> [What you need to do]
Below is a listing; write it out exactly and drop any images from it.

--- begin ---

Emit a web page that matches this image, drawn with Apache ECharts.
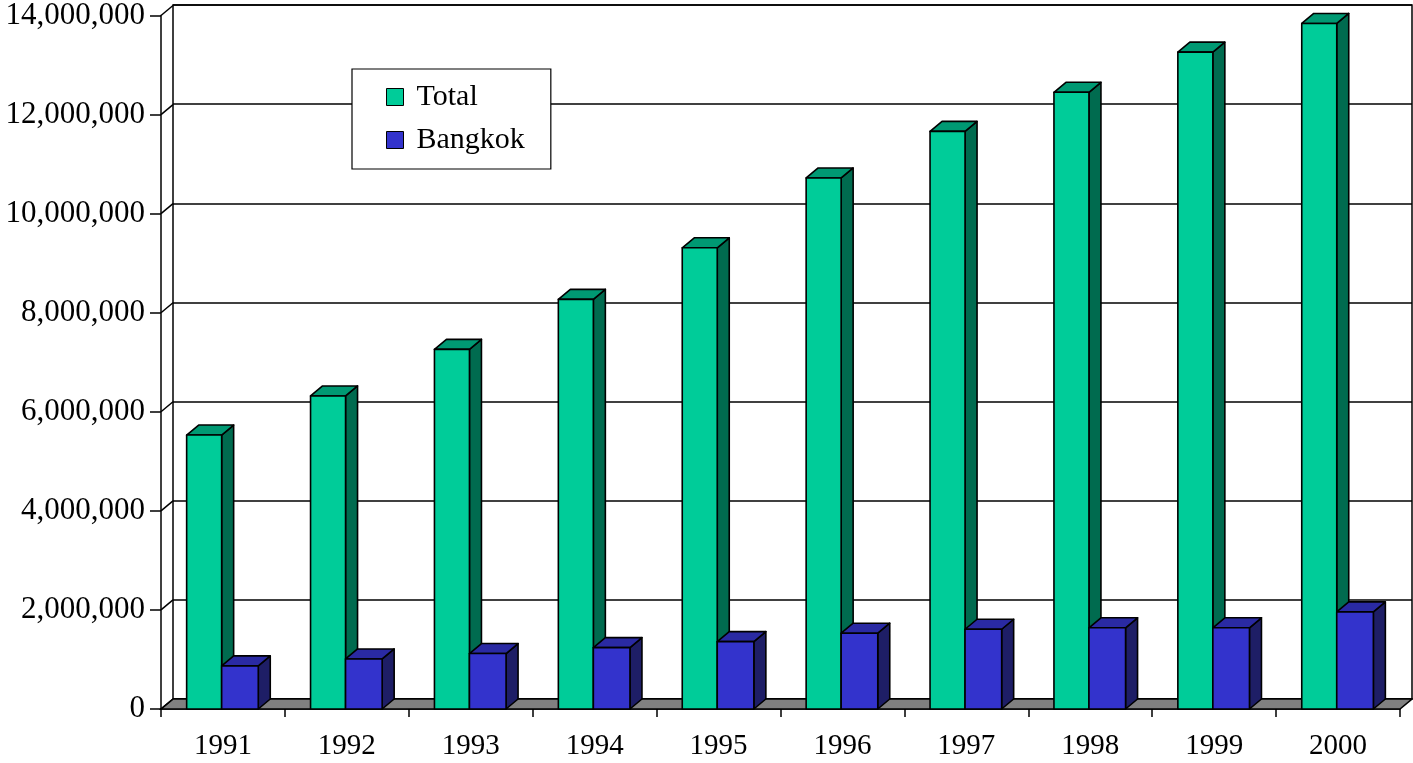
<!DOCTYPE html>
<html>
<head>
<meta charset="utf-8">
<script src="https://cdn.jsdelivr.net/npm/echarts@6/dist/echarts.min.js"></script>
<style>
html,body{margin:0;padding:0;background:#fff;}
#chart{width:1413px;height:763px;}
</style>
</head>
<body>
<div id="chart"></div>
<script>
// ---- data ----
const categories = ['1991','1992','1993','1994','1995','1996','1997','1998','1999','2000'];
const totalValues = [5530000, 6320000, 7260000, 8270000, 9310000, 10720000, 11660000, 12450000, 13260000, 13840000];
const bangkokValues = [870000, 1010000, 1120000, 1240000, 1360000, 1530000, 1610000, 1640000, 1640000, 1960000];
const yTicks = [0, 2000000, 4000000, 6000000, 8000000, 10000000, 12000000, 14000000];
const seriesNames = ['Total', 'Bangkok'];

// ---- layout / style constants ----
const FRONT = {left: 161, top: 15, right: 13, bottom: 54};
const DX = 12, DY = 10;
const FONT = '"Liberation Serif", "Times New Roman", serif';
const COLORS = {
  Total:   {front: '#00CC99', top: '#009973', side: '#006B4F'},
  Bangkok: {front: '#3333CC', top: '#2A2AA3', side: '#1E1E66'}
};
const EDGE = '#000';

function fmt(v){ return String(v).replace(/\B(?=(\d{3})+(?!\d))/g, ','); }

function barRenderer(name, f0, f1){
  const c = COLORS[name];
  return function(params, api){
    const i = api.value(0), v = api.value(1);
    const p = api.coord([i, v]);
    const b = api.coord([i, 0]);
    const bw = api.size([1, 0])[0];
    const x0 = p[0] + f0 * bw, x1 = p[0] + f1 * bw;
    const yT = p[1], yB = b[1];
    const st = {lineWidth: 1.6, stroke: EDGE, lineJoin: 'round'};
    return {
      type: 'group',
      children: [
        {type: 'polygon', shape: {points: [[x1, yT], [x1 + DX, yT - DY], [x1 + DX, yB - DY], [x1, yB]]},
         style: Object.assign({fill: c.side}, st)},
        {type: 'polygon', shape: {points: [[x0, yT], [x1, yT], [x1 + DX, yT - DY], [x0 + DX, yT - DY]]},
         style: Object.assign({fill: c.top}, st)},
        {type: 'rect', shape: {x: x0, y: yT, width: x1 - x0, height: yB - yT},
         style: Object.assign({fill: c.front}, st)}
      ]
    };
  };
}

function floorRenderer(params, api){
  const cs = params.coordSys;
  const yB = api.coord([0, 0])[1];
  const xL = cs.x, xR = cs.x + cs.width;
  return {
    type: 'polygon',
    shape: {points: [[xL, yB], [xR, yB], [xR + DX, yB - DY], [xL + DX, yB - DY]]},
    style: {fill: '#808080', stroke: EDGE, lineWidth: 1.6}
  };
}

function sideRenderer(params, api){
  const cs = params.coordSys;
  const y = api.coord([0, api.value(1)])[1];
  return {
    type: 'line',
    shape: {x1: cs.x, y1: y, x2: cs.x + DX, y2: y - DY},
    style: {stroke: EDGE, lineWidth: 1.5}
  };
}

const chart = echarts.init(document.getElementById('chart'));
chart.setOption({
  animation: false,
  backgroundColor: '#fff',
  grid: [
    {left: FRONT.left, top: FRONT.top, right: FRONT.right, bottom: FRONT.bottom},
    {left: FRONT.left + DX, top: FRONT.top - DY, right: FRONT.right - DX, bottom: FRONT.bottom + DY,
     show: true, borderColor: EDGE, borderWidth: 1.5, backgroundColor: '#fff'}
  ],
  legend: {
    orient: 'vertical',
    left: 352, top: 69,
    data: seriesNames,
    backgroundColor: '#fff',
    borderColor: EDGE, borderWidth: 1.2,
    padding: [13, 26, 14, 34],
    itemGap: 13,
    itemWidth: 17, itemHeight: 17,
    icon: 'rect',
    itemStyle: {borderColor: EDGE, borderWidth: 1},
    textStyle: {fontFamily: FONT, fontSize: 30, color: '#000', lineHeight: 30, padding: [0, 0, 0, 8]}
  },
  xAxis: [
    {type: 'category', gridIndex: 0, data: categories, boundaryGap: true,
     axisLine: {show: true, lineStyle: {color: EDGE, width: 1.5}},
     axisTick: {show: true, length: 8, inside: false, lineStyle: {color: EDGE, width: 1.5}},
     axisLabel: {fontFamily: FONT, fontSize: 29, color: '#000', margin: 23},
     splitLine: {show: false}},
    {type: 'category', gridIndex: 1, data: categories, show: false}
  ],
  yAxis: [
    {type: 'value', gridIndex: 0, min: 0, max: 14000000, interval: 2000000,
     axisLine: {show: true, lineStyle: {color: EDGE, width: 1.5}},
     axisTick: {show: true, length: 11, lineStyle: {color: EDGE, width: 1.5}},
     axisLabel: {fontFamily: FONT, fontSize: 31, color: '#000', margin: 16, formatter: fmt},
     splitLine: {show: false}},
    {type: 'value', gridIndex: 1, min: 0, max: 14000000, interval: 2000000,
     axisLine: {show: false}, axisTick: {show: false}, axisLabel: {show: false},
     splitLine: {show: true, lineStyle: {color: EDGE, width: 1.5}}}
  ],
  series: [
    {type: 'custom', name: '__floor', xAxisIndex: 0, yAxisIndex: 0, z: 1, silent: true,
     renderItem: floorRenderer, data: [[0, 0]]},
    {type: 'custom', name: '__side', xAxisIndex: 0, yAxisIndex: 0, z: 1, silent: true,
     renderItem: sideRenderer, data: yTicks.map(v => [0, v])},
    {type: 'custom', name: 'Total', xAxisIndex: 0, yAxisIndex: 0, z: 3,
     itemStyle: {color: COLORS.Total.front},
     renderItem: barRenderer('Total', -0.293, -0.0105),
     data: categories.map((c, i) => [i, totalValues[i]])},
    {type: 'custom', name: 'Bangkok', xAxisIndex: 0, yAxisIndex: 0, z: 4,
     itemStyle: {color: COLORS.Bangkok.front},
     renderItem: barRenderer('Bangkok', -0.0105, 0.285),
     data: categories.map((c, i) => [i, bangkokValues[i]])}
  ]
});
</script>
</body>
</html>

--- end ---

> [Full output]
Emit a web page that matches this image, drawn with Apache ECharts.
<!DOCTYPE html>
<html>
<head>
<meta charset="utf-8">
<script src="https://cdn.jsdelivr.net/npm/echarts@6/dist/echarts.min.js"></script>
<style>
html,body{margin:0;padding:0;background:#fff;}
#chart{width:1413px;height:763px;}
</style>
</head>
<body>
<div id="chart"></div>
<script>
// ---- data ----
const categories = ['1991','1992','1993','1994','1995','1996','1997','1998','1999','2000'];
const totalValues = [5530000, 6320000, 7260000, 8270000, 9310000, 10720000, 11660000, 12450000, 13260000, 13840000];
const bangkokValues = [870000, 1010000, 1120000, 1240000, 1360000, 1530000, 1610000, 1640000, 1640000, 1960000];
const yTicks = [0, 2000000, 4000000, 6000000, 8000000, 10000000, 12000000, 14000000];
const seriesNames = ['Total', 'Bangkok'];

// ---- layout / style constants ----
const FRONT = {left: 161, top: 15, right: 13, bottom: 54};
const DX = 12, DY = 10;
const FONT = '"Liberation Serif", "Times New Roman", serif';
const COLORS = {
  Total:   {front: '#00CC99', top: '#009973', side: '#006B4F'},
  Bangkok: {front: '#3333CC', top: '#2A2AA3', side: '#1E1E66'}
};
const EDGE = '#000';

function fmt(v){ return String(v).replace(/\B(?=(\d{3})+(?!\d))/g, ','); }

function barRenderer(name, f0, f1){
  const c = COLORS[name];
  return function(params, api){
    const i = api.value(0), v = api.value(1);
    const p = api.coord([i, v]);
    const b = api.coord([i, 0]);
    const bw = api.size([1, 0])[0];
    const x0 = p[0] + f0 * bw, x1 = p[0] + f1 * bw;
    const yT = p[1], yB = b[1];
    const st = {lineWidth: 1.6, stroke: EDGE, lineJoin: 'round'};
    return {
      type: 'group',
      children: [
        {type: 'polygon', shape: {points: [[x1, yT], [x1 + DX, yT - DY], [x1 + DX, yB - DY], [x1, yB]]},
         style: Object.assign({fill: c.side}, st)},
        {type: 'polygon', shape: {points: [[x0, yT], [x1, yT], [x1 + DX, yT - DY], [x0 + DX, yT - DY]]},
         style: Object.assign({fill: c.top}, st)},
        {type: 'rect', shape: {x: x0, y: yT, width: x1 - x0, height: yB - yT},
         style: Object.assign({fill: c.front}, st)}
      ]
    };
  };
}

function floorRenderer(params, api){
  const cs = params.coordSys;
  const yB = api.coord([0, 0])[1];
  const xL = cs.x, xR = cs.x + cs.width;
  return {
    type: 'polygon',
    shape: {points: [[xL, yB], [xR, yB], [xR + DX, yB - DY], [xL + DX, yB - DY]]},
    style: {fill: '#808080', stroke: EDGE, lineWidth: 1.6}
  };
}

function sideRenderer(params, api){
  const cs = params.coordSys;
  const y = api.coord([0, api.value(1)])[1];
  return {
    type: 'line',
    shape: {x1: cs.x, y1: y, x2: cs.x + DX, y2: y - DY},
    style: {stroke: EDGE, lineWidth: 1.5}
  };
}

const chart = echarts.init(document.getElementById('chart'));
chart.setOption({
  animation: false,
  backgroundColor: '#fff',
  grid: [
    {left: FRONT.left, top: FRONT.top, right: FRONT.right, bottom: FRONT.bottom},
    {left: FRONT.left + DX, top: FRONT.top - DY, right: FRONT.right - DX, bottom: FRONT.bottom + DY,
     show: true, borderColor: EDGE, borderWidth: 1.5, backgroundColor: '#fff'}
  ],
  legend: {
    orient: 'vertical',
    left: 352, top: 69,
    data: seriesNames,
    backgroundColor: '#fff',
    borderColor: EDGE, borderWidth: 1.2,
    padding: [13, 26, 14, 34],
    itemGap: 13,
    itemWidth: 17, itemHeight: 17,
    icon: 'rect',
    itemStyle: {borderColor: EDGE, borderWidth: 1},
    textStyle: {fontFamily: FONT, fontSize: 30, color: '#000', lineHeight: 30, padding: [0, 0, 0, 8]}
  },
  xAxis: [
    {type: 'category', gridIndex: 0, data: categories, boundaryGap: true,
     axisLine: {show: true, lineStyle: {color: EDGE, width: 1.5}},
     axisTick: {show: true, length: 8, inside: false, lineStyle: {color: EDGE, width: 1.5}},
     axisLabel: {fontFamily: FONT, fontSize: 29, color: '#000', margin: 23},
     splitLine: {show: false}},
    {type: 'category', gridIndex: 1, data: categories, show: false}
  ],
  yAxis: [
    {type: 'value', gridIndex: 0, min: 0, max: 14000000, interval: 2000000,
     axisLine: {show: true, lineStyle: {color: EDGE, width: 1.5}},
     axisTick: {show: true, length: 11, lineStyle: {color: EDGE, width: 1.5}},
     axisLabel: {fontFamily: FONT, fontSize: 31, color: '#000', margin: 16, formatter: fmt},
     splitLine: {show: false}},
    {type: 'value', gridIndex: 1, min: 0, max: 14000000, interval: 2000000,
     axisLine: {show: false}, axisTick: {show: false}, axisLabel: {show: false},
     splitLine: {show: true, lineStyle: {color: EDGE, width: 1.5}}}
  ],
  series: [
    {type: 'custom', name: '__floor', xAxisIndex: 0, yAxisIndex: 0, z: 1, silent: true,
     renderItem: floorRenderer, data: [[0, 0]]},
    {type: 'custom', name: '__side', xAxisIndex: 0, yAxisIndex: 0, z: 1, silent: true,
     renderItem: sideRenderer, data: yTicks.map(v => [0, v])},
    {type: 'custom', name: 'Total', xAxisIndex: 0, yAxisIndex: 0, z: 3,
     itemStyle: {color: COLORS.Total.front},
     renderItem: barRenderer('Total', -0.293, -0.0105),
     data: categories.map((c, i) => [i, totalValues[i]])},
    {type: 'custom', name: 'Bangkok', xAxisIndex: 0, yAxisIndex: 0, z: 4,
     itemStyle: {color: COLORS.Bangkok.front},
     renderItem: barRenderer('Bangkok', -0.0105, 0.285),
     data: categories.map((c, i) => [i, bangkokValues[i]])}
  ]
});
</script>
</body>
</html>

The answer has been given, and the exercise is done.